A: Those are the kinds of things we have to work out. The instantaneous technology versus these guys are still in the air....We don’t mind your technology, just our time.


[14]  Not everyone is satisfied with a moderate role for the press. Some critics have charged that despite its assertions to the contrary the mainstream press acts not as a watchdog but as a mouthpiece for government interests (for example, Parenti, 1993; Solomon, 1992), particularly when military operations are concerned. Nonetheless, it is hard to discount the stridency of the mainstream press’ protests about the access restrictions simply because the protests operated within the “system.”

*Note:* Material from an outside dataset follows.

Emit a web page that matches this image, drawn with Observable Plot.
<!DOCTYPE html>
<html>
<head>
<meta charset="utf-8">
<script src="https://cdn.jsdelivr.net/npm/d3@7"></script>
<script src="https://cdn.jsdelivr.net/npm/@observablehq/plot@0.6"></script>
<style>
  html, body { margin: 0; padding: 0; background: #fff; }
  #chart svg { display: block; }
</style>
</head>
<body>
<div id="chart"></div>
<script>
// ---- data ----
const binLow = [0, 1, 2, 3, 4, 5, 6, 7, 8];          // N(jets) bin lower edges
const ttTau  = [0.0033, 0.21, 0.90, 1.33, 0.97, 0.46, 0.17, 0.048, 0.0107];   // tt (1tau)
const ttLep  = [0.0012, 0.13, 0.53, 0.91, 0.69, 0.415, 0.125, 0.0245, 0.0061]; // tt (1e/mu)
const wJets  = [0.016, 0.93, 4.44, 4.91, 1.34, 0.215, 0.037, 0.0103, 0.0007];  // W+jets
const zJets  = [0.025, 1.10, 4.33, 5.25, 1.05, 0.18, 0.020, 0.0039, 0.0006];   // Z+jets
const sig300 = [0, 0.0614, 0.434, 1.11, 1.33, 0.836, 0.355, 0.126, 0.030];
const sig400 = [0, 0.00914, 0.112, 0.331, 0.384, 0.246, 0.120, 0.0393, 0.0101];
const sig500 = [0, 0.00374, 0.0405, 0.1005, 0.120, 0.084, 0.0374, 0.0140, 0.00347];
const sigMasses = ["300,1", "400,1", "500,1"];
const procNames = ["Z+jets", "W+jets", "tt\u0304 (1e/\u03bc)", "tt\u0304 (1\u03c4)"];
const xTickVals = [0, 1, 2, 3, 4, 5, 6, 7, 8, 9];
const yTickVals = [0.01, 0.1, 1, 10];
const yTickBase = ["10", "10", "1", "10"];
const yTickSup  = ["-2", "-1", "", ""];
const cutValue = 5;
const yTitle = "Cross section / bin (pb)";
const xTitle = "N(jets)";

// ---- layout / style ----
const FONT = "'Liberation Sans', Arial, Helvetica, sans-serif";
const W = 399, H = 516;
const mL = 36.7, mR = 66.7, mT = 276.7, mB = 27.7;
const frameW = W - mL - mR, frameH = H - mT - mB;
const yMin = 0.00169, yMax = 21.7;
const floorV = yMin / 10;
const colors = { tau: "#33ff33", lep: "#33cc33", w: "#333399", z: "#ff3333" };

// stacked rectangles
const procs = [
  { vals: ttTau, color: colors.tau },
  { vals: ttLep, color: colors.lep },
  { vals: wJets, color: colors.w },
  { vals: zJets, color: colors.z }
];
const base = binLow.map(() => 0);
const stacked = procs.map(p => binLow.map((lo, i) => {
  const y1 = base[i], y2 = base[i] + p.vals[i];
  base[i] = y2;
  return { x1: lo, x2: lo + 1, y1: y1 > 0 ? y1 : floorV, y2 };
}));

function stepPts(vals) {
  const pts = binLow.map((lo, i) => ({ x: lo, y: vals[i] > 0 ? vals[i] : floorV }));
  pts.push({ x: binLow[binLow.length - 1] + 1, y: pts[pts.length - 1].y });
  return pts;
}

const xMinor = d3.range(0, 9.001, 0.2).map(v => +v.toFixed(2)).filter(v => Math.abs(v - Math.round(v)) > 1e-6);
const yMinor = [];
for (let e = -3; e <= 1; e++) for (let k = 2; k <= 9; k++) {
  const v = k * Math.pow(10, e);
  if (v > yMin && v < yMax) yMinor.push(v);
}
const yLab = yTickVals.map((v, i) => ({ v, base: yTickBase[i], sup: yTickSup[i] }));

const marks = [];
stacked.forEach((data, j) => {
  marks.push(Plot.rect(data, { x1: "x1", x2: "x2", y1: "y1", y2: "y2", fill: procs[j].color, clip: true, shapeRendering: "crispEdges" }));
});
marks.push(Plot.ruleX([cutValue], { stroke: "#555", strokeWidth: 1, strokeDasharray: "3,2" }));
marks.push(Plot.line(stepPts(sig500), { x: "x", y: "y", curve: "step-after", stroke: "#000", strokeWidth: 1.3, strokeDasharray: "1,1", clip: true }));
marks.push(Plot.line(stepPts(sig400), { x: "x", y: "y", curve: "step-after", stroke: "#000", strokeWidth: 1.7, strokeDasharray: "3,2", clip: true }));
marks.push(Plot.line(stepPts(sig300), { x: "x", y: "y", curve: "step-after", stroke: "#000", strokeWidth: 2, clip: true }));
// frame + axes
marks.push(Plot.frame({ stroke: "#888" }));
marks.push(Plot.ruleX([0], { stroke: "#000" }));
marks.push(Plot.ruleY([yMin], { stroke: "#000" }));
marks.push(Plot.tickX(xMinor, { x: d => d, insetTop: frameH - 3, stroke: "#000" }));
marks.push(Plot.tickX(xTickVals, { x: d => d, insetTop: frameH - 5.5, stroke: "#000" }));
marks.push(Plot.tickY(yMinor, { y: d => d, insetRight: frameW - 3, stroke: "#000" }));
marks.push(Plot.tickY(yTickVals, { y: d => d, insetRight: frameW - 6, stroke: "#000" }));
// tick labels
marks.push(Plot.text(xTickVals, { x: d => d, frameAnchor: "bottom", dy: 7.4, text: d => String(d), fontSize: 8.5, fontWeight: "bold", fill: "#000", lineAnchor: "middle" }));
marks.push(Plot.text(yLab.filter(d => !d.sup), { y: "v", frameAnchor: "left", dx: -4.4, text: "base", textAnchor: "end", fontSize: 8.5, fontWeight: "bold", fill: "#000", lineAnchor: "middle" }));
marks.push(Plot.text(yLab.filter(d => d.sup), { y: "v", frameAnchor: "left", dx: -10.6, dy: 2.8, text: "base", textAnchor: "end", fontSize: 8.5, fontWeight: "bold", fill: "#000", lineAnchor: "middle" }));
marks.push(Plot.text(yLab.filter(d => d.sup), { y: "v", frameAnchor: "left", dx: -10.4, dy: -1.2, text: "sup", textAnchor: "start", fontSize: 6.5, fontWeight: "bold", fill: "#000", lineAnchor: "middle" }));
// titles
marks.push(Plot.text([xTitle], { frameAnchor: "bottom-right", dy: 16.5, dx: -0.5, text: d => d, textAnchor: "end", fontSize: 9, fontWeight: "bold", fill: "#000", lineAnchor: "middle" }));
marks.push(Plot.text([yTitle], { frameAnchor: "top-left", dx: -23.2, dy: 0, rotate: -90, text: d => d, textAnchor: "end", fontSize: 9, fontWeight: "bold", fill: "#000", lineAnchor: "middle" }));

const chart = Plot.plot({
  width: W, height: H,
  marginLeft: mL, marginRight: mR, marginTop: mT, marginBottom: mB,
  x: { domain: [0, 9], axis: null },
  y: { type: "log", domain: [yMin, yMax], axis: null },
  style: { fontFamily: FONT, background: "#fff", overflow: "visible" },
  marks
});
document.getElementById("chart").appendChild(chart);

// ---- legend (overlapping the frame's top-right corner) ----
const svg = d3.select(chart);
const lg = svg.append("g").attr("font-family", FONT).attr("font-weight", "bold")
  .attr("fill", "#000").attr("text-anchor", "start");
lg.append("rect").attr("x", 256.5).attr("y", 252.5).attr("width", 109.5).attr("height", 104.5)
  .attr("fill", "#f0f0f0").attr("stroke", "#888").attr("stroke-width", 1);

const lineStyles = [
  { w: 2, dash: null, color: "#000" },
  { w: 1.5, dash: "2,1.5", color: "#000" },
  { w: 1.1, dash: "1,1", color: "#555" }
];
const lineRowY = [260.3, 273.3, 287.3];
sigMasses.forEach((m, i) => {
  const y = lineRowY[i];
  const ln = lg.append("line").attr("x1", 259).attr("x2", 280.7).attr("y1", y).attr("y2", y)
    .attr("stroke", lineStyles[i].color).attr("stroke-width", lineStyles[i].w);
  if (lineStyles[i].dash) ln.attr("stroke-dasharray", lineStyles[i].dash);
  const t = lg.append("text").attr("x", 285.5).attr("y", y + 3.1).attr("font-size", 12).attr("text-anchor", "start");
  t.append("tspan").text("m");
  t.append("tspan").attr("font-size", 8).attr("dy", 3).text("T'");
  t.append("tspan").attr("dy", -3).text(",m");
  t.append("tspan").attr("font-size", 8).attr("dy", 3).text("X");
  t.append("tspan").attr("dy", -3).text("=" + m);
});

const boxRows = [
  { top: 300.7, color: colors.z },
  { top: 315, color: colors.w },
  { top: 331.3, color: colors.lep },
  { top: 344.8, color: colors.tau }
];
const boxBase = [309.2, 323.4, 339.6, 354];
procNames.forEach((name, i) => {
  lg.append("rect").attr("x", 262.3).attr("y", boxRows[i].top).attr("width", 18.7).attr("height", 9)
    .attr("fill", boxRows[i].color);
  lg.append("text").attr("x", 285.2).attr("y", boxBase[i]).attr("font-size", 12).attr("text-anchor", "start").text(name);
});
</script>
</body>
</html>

[15]  Polling during Operation Enduring Freedom is generally consistent with polls during the Gulf War. In November 2001, a Pew Research Center poll found that “half of the respondents say the military should exert more control over news about the war; only 40% think the media should decide how to report it” (Hickey, 2002). A Gallup poll in the same month found Secretary of Defense Rumsfeld to have an 80% approval rating, compared with 43% for the news media (Hickey, 2002).

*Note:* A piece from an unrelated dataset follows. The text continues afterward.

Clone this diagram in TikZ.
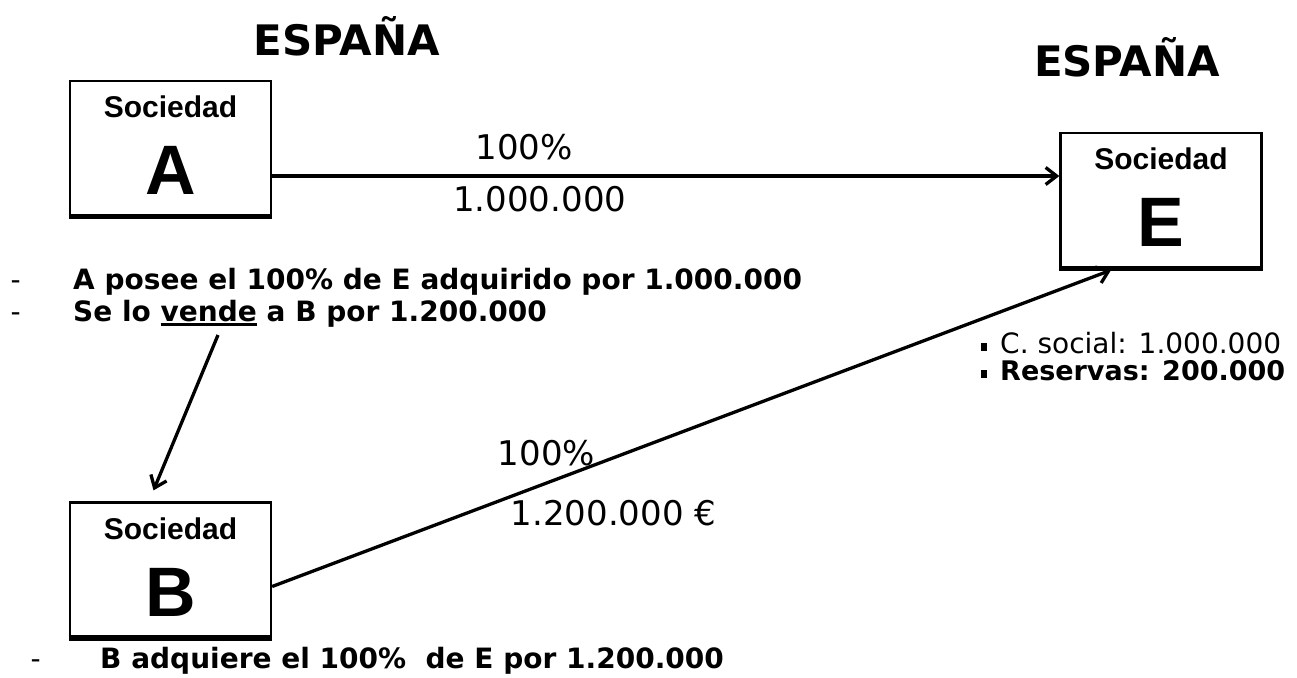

        Even while aware that the government had withheld information about the war from them, 57% answered “give military more control” to a January 1991 Times Mirror poll question whether the government or the press should exert more control over the Gulf War reporting. In the same survey, another item asking “do you think the United States military is hiding bad news (about the Gulf) from the public or do you think it is telling the public as much as it can under the circumstances?” generated a 78% response of “telling as much as it can” (Milavsky, 1991, p. 32). If the wartime polls on news coverage constitute something of a referendum on the press restrictions, there is ample reason to believe a majority of Americans “feel that censorship for national security is more important than the media’s ability to report the news the way it wants to report it” (Lichter, 1991, p. 2).

        That the public entrusted the government with a higher degree of control over information during the Gulf War than it would tolerate in peacetime is not unprecedented. A poll taken during World War II showed 55% of the respondents supported “having official government spokesmen write the war news for the papers and broadcast it over the radio” (Milavsky, 1991, p. 32).

[16]  The dramatic change in U.S. policy goals in Somalia following the publication of pictures of mistreated American casualties is illustrative of the potency of news coverage in public dialogue about war. (See, for instance, Gordon & Friedman, 1993; Pringle, 1993; Kohut & Toth, 1994.)

        This relationship between the press and government policy is not unique to the United States, but a characteristic of a political system which allows a free press in an age of electronic communications. (See, for instance, Erlanger, 1994 on the impact of the newly-free Russian press on government efforts to suppress a rebellion in Chechnya.)

[17]  One military expert noted that in the Gulf War coverage “[a] gross mistake repeated over and over tended to gain a level of legitimacy” (Smith, P. M., 1991, p.131).

[18]  See Pejovich, 1990, pp. 38-41 for discussion of transaction costs.

[19]  One journalist comments, “I cannot entirely dismiss from my mind the anti-press cant that has pervaded American military journals and pronouncements ever since the Vietnam War” (Browne, 1991, p. 30). Another is more direct: “The military is acting on a generally discredited Pentagon myth that the Vietnam War was lost because of the uncensored press coverage” (Cronkite, 1991).  A soldier-turned-writer agrees: "Of the many myths fathered by the Vietnam War, probably the biggest was that we lost because of uncensored, free-ranging press coverage" (Hackworth, 1992).

It may be, however, that journalists perceive their relationship with the military to be more polarized than the military does.  An American officer who served as chief military spokesperson for the United Nations Operation in Somalia expressed cautious optimism, in reflecting on CNN's handling of footage of an American pilot held hostage and the corpse of a soldier dragged through the streets of Mogadishu: "With responsible media representatives who are willing to learn from us, we can successfully negotiate these sensitive issues with them" (Stockwell, 1996).  A more collaborative view is also visible in the comments of Department of Defense officials in their briefing with bureau chiefs at the beginning of Operation Enduring Freedom (ASD PA Meeting, 2001).

[20]  It is likely that the press guidelines issued for the Haiti operation in the fall of 1994 would have sparked similar complaints had actual combat broken out. While news executives were pleased that they were able to deploy equipment and correspondents on Haiti in advance of an expected U.S. invasion force (Carter, 1994a), some journalists nonetheless denounced the press guidelines as too similar to those of the Gulf War (Military Censorship Lives, 1994). It is worth noting, however, that the television networks agreed to a White House request to delay reports that planes carrying paratroopers were en route to Haiti, and cited concern for the success of the operation as the reason (Carter, 1994b).